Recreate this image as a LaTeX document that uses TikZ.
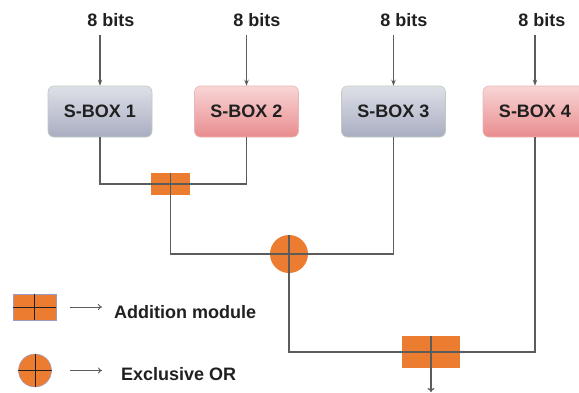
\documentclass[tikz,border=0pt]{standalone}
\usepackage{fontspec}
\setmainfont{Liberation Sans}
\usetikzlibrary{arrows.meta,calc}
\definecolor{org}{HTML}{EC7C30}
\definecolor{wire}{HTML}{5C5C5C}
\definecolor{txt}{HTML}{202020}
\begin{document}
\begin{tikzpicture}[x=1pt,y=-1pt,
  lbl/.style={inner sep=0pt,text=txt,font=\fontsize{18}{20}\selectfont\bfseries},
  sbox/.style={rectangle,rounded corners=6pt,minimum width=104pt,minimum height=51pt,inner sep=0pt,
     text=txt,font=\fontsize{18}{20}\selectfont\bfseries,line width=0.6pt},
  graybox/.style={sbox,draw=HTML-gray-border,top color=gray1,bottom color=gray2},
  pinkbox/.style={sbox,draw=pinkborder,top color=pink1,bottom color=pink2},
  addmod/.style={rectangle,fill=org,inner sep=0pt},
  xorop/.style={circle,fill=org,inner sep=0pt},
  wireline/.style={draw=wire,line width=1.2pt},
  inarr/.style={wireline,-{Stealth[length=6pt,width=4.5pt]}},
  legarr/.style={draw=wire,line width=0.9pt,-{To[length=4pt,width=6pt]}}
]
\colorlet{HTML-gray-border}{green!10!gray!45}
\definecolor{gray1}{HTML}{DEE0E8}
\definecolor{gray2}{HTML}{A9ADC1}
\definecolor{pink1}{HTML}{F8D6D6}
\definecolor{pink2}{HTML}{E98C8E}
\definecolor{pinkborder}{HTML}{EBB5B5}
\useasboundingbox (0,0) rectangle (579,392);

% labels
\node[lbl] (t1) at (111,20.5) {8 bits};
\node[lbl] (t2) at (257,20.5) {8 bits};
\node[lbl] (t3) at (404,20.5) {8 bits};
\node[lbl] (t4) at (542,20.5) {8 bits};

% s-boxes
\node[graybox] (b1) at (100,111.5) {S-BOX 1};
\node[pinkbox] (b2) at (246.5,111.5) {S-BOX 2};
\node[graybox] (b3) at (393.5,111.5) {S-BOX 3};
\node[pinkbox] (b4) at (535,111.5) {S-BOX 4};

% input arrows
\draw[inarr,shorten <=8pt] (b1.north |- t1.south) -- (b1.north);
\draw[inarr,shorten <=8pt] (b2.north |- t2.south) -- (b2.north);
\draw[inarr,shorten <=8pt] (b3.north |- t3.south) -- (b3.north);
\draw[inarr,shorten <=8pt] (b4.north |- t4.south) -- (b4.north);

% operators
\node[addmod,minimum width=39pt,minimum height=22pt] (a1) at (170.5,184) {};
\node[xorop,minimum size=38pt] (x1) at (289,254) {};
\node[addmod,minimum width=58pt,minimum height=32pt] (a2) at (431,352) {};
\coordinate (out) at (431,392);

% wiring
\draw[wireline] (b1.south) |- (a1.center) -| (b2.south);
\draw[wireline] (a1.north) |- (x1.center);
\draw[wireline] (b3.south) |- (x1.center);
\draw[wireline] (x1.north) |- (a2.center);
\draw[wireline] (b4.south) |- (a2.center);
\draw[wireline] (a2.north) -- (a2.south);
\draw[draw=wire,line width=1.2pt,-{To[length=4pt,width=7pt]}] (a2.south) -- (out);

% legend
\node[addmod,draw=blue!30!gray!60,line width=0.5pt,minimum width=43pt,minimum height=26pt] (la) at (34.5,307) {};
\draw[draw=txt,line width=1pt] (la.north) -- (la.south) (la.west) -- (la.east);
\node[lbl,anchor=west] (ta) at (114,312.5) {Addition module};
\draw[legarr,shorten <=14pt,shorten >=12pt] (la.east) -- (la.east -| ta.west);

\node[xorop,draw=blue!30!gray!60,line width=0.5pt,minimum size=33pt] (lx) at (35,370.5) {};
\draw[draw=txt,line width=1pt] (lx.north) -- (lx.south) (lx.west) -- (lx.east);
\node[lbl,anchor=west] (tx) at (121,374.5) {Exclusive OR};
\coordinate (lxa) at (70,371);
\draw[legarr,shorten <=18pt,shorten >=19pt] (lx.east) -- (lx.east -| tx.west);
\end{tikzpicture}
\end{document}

·····

▸ **SHORT TASK**: Repeat exactly and only the lines from the start of the data above through the line that holds "(0,0) rectangle (579,392);", inclusive. Pictures do not belong in the copy.

▸ **WRITTEN RESPONSE**:
Recreate this image as a LaTeX document that uses TikZ.
\documentclass[tikz,border=0pt]{standalone}
\usepackage{fontspec}
\setmainfont{Liberation Sans}
\usetikzlibrary{arrows.meta,calc}
\definecolor{org}{HTML}{EC7C30}
\definecolor{wire}{HTML}{5C5C5C}
\definecolor{txt}{HTML}{202020}
\begin{document}
\begin{tikzpicture}[x=1pt,y=-1pt,
  lbl/.style={inner sep=0pt,text=txt,font=\fontsize{18}{20}\selectfont\bfseries},
  sbox/.style={rectangle,rounded corners=6pt,minimum width=104pt,minimum height=51pt,inner sep=0pt,
     text=txt,font=\fontsize{18}{20}\selectfont\bfseries,line width=0.6pt},
  graybox/.style={sbox,draw=HTML-gray-border,top color=gray1,bottom color=gray2},
  pinkbox/.style={sbox,draw=pinkborder,top color=pink1,bottom color=pink2},
  addmod/.style={rectangle,fill=org,inner sep=0pt},
  xorop/.style={circle,fill=org,inner sep=0pt},
  wireline/.style={draw=wire,line width=1.2pt},
  inarr/.style={wireline,-{Stealth[length=6pt,width=4.5pt]}},
  legarr/.style={draw=wire,line width=0.9pt,-{To[length=4pt,width=6pt]}}
]
\colorlet{HTML-gray-border}{green!10!gray!45}
\definecolor{gray1}{HTML}{DEE0E8}
\definecolor{gray2}{HTML}{A9ADC1}
\definecolor{pink1}{HTML}{F8D6D6}
\definecolor{pink2}{HTML}{E98C8E}
\definecolor{pinkborder}{HTML}{EBB5B5}
\useasboundingbox (0,0) rectangle (579,392);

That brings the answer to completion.